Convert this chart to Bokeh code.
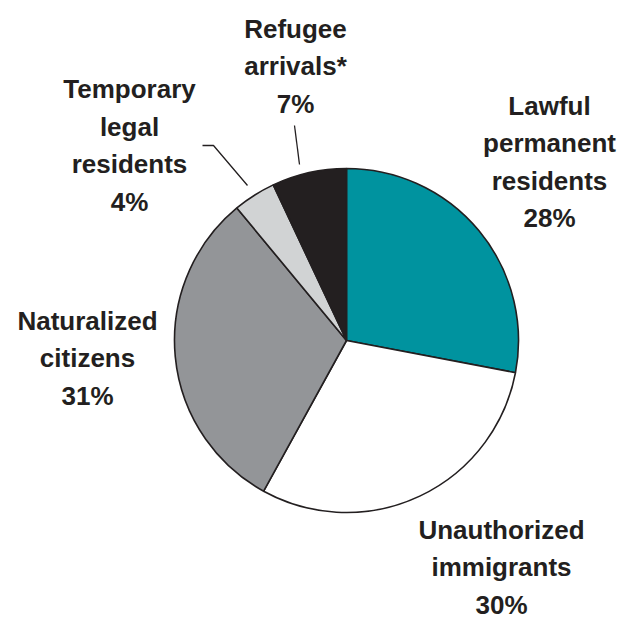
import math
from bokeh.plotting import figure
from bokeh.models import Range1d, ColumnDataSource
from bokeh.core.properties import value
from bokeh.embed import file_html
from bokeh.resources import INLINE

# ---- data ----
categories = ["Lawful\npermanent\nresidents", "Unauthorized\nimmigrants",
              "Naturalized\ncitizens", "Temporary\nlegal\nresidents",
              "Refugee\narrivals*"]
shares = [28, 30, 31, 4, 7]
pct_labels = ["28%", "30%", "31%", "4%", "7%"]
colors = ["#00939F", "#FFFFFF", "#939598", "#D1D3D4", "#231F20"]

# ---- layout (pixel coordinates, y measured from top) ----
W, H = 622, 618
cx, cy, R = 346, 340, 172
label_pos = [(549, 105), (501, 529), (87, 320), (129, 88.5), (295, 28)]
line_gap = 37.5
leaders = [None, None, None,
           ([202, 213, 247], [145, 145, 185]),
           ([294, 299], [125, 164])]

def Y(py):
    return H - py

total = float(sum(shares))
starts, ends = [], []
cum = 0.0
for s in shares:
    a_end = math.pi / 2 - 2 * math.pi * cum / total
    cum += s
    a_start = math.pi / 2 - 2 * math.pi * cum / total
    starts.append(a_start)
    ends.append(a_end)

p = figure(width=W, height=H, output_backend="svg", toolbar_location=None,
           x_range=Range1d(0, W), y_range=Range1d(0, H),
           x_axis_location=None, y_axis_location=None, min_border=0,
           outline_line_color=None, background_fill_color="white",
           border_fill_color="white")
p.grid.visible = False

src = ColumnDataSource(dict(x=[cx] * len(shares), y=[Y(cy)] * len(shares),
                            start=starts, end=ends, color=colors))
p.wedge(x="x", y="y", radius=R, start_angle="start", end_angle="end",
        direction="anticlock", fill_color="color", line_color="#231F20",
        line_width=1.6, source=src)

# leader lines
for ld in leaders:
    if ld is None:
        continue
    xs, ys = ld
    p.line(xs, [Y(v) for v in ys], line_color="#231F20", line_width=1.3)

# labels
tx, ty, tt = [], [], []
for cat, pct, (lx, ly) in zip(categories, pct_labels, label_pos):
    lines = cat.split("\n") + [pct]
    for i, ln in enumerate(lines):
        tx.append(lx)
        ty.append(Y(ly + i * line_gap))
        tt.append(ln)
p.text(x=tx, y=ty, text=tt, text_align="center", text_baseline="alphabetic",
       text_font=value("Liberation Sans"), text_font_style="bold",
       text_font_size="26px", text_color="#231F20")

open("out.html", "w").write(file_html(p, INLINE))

..........

WRITTEN INSTRUCTION: Repeat the material above in full and exactly, omitting the pictures.

REPLY:
Convert this chart to Bokeh code.
import math
from bokeh.plotting import figure
from bokeh.models import Range1d, ColumnDataSource
from bokeh.core.properties import value
from bokeh.embed import file_html
from bokeh.resources import INLINE

# ---- data ----
categories = ["Lawful\npermanent\nresidents", "Unauthorized\nimmigrants",
              "Naturalized\ncitizens", "Temporary\nlegal\nresidents",
              "Refugee\narrivals*"]
shares = [28, 30, 31, 4, 7]
pct_labels = ["28%", "30%", "31%", "4%", "7%"]
colors = ["#00939F", "#FFFFFF", "#939598", "#D1D3D4", "#231F20"]

# ---- layout (pixel coordinates, y measured from top) ----
W, H = 622, 618
cx, cy, R = 346, 340, 172
label_pos = [(549, 105), (501, 529), (87, 320), (129, 88.5), (295, 28)]
line_gap = 37.5
leaders = [None, None, None,
           ([202, 213, 247], [145, 145, 185]),
           ([294, 299], [125, 164])]

def Y(py):
    return H - py

total = float(sum(shares))
starts, ends = [], []
cum = 0.0
for s in shares:
    a_end = math.pi / 2 - 2 * math.pi * cum / total
    cum += s
    a_start = math.pi / 2 - 2 * math.pi * cum / total
    starts.append(a_start)
    ends.append(a_end)

p = figure(width=W, height=H, output_backend="svg", toolbar_location=None,
           x_range=Range1d(0, W), y_range=Range1d(0, H),
           x_axis_location=None, y_axis_location=None, min_border=0,
           outline_line_color=None, background_fill_color="white",
           border_fill_color="white")
p.grid.visible = False

src = ColumnDataSource(dict(x=[cx] * len(shares), y=[Y(cy)] * len(shares),
                            start=starts, end=ends, color=colors))
p.wedge(x="x", y="y", radius=R, start_angle="start", end_angle="end",
        direction="anticlock", fill_color="color", line_color="#231F20",
        line_width=1.6, source=src)

# leader lines
for ld in leaders:
    if ld is None:
        continue
    xs, ys = ld
    p.line(xs, [Y(v) for v in ys], line_color="#231F20", line_width=1.3)

# labels
tx, ty, tt = [], [], []
for cat, pct, (lx, ly) in zip(categories, pct_labels, label_pos):
    lines = cat.split("\n") + [pct]
    for i, ln in enumerate(lines):
        tx.append(lx)
        ty.append(Y(ly + i * line_gap))
        tt.append(ln)
p.text(x=tx, y=ty, text=tt, text_align="center", text_baseline="alphabetic",
       text_font=value("Liberation Sans"), text_font_style="bold",
       text_font_size="26px", text_color="#231F20")

open("out.html", "w").write(file_html(p, INLINE))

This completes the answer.